The saga begins with the discovery near the Hillsboro, Kan., campus of Tabor College - where Terman teaches - of a deserted and starving owl chick. Terman, an ecologist with a heart and a curiosity as wide as the surrounding prairie, decides to adopt the orphan. Thus starts an experiment in understanding the life choices of an "imprinted" wild animal - that is, one so marked by human contact that a normal life in the woods and fields may be out of the question.
Terman feeds the owlet by hand, endlessly rounding up fresh meat - mainly trapped rodents, but even the occasional hot dog - to keep his charge happy. And happy Stripey seems, eating ravenously, testing his wings, and even feinting attack swoops on the Termans' family cats.
A devoted animal behaviorist, Terman soon has his charge outfitted with a radio transmitter that allows careful tracking of the owl's exploration of nearby farmland.
For months, Stripey regularly returns to the feeding stations established around the Termans' "solar, earth-sheltered" prairie home. The whole Terman family (Max, his wife, and two daughters) gets involved in heralding the bird's return, feeding, and, particularly Mrs. Terman, in reinstalling transmitters when old ones run down or are torn loose.

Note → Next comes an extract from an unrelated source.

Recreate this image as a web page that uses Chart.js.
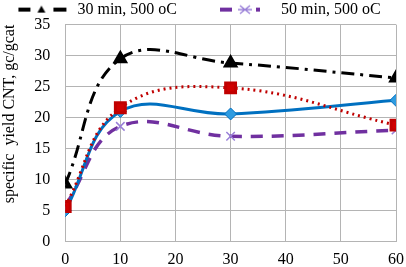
<!DOCTYPE html>
<html><head><meta charset="utf-8">
<script src="https://cdn.jsdelivr.net/npm/chart.js@4/dist/chart.umd.min.js"></script>
<style>html,body{margin:0;padding:0;background:#fff}#w{width:406px;height:267px}</style>
</head><body><div id="w"><canvas id="c"></canvas></div>
<script>
const xValues = [0, 10, 30, 60];
const s30min = [9.3, 29.5, 28.8, 26.4];
const sRed = [5.7, 21.6, 24.8, 18.8];
const sBlue = [5.0, 21.0, 20.6, 22.8];
const s50min = [5.8, 18.6, 17.0, 18.0];
const yTicks = [0, 5, 10, 15, 20, 25, 30, 35];
const xTicks = [0, 10, 20, 30, 40, 50, 60];
const legendNames = ['30 min, 500 oC', '', '', '50 min, 500 oC'];

function pts(v){ return xValues.map((x,i)=>({x:x,y:v[i]})); }

function sampleImg(kind){
  const W = 80, H = 14, off = -6;
  const c = document.createElement('canvas'); c.width = W; c.height = H;
  const g = c.getContext('2d');
  const cx = W/2 + off;
  if (kind === 'tri'){
    g.fillStyle = '#000';
    g.fillRect(cx-23, 5, 12, 4); g.fillRect(cx+12, 5, 13, 4);
    g.beginPath(); g.moveTo(cx, 3); g.lineTo(cx+4, 10); g.lineTo(cx-4, 10); g.closePath(); g.fill();
  } else {
    g.fillStyle = '#7030a0';
    g.fillRect(cx-25, 5, 12, 4); g.fillRect(cx+11, 5, 4, 4);
    g.strokeStyle = '#9a80d8'; g.lineWidth = 1.5;
    g.beginPath(); g.moveTo(cx-5,3); g.lineTo(cx+5,11); g.moveTo(cx-5,11); g.lineTo(cx+5,3); g.moveTo(cx-7,7); g.lineTo(cx+7,7); g.stroke();
  }
  return c;
}
const blank = document.createElement('canvas'); blank.width = 1; blank.height = 1;
const legImgs = [sampleImg('tri'), sampleImg('x')];

new Chart(document.getElementById('c'), {
  type: 'line',
  data: { datasets: [
    { label: legendNames[0], data: pts(s30min), borderColor:'#000', borderWidth:3, borderDash:[13,6,3,6],
      pointStyle:'triangle', pointRadius:6, pointBackgroundColor:'#000', pointBorderColor:'#000', tension:0.4, order:1 },
    { label: legendNames[1], data: pts(sRed), borderColor:'#c00000', borderWidth:3, borderDash:[2,4],
      pointStyle:'rect', pointRadius:7, pointBackgroundColor:'#d00000', pointBorderColor:'#c00000', tension:0.4, order:2 },
    { label: legendNames[2], data: pts(sBlue), borderColor:'#0070c0', borderWidth:3,
      pointStyle:'rectRot', pointRadius:6, pointBackgroundColor:'#2e9be0', pointBorderColor:'#0070c0', pointBorderWidth:1, tension:0.4, order:3 },
    { label: legendNames[3], data: pts(s50min), borderColor:'#7030a0', borderWidth:3.5, borderDash:[12,9],
      pointStyle:'crossRot', pointRadius:6, pointBorderColor:'#9a80d8', pointBorderWidth:1.5, tension:0.4, order:4 }
  ]},
  options: {
    responsive:true, maintainAspectRatio:false, animation:false,
    layout:{ padding:{ left:0, right:0, top:0, bottom:-10 } },
    plugins:{
      tooltip:{enabled:false},
      legend:{ position:'top', maxHeight:23, labels:{
        font:{family:'Liberation Serif', size:16}, color:'#000', usePointStyle:true, pointStyleWidth:44, padding:0,
        generateLabels:()=>[
          {text:legendNames[0], pointStyle:legImgs[0], datasetIndex:0, fontColor:'#000', hidden:false, lineWidth:0},
          {text:'', pointStyle:blank, datasetIndex:1, fontColor:'#000', hidden:false, lineWidth:0},
          {text:legendNames[3], pointStyle:legImgs[1], datasetIndex:3, fontColor:'#000', hidden:false, lineWidth:0}
        ]
      }}
    },
    scales:{
      x:{ type:'linear', min:0, max:60, afterBuildTicks:(a)=>{a.ticks=xTicks.map(v=>({value:v}));},
        afterFit:(s)=>{ s.paddingRight = 8; },
        grid:{color:'#b4b4b4', lineWidth:1, drawTicks:false}, border:{color:'#b4b4b4'},
        ticks:{font:{family:'Liberation Serif', size:16}, color:'#000', padding:8, maxRotation:0} },
      y:{ min:0, max:35, afterBuildTicks:(a)=>{a.ticks=yTicks.map(v=>({value:v}));},
        grid:{color:'#b4b4b4', lineWidth:1, drawTicks:false}, border:{color:'#b4b4b4'},
        ticks:{font:{family:'Liberation Serif', size:16}, color:'#000', padding:15},
        title:{display:true, align:'end', text:'specific  yield CNT, gc/gcat', font:{family:'Liberation Serif', size:16}, color:'#000', padding:{top:0,bottom:0}} }
    }
  }
});
</script></body></html>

But Stripey's human bonds eventually loosen. The owl's hunting skills, which seem amazingly intact considering the volume of handouts provided by Terman, grow sharper. The bird's search for a home territory centers on a farm a few miles away, since it was clear early on that the trees and hunting grounds around the Terman home were already occupied by a vigilant horned-owl couple.
Terman records every coming and going, as well as his own emotions, as the realization grows that this once fragile creature may not only survive, but actually thrive in its natural setting. The confirmation of that comes as a kind of ecological denouement near the end of this short book. Stripey passes the final test of independence - finding a mate and reproducing.
But Terman's early assumptions about his foundling's gender were awry. Stripey's a mother, and to Terman's surprise she retains enough trust and affection for her onetime human "parent" to allow him to climb up to the nest, high in a barn, and closely examine this new generation of owlets. (Her mate, however, was not so welcoming.)
The strength of Terman's writing is an unaffected blend of feeling and precise scientific note-taking. It's not a stylistic gem, perhaps, but it could well take its place among naturalist classics. Stripey has real character, and her willingness to respond to Terman's chirps and other signs of friendship could change the image of the lone, enigmatic owl forever.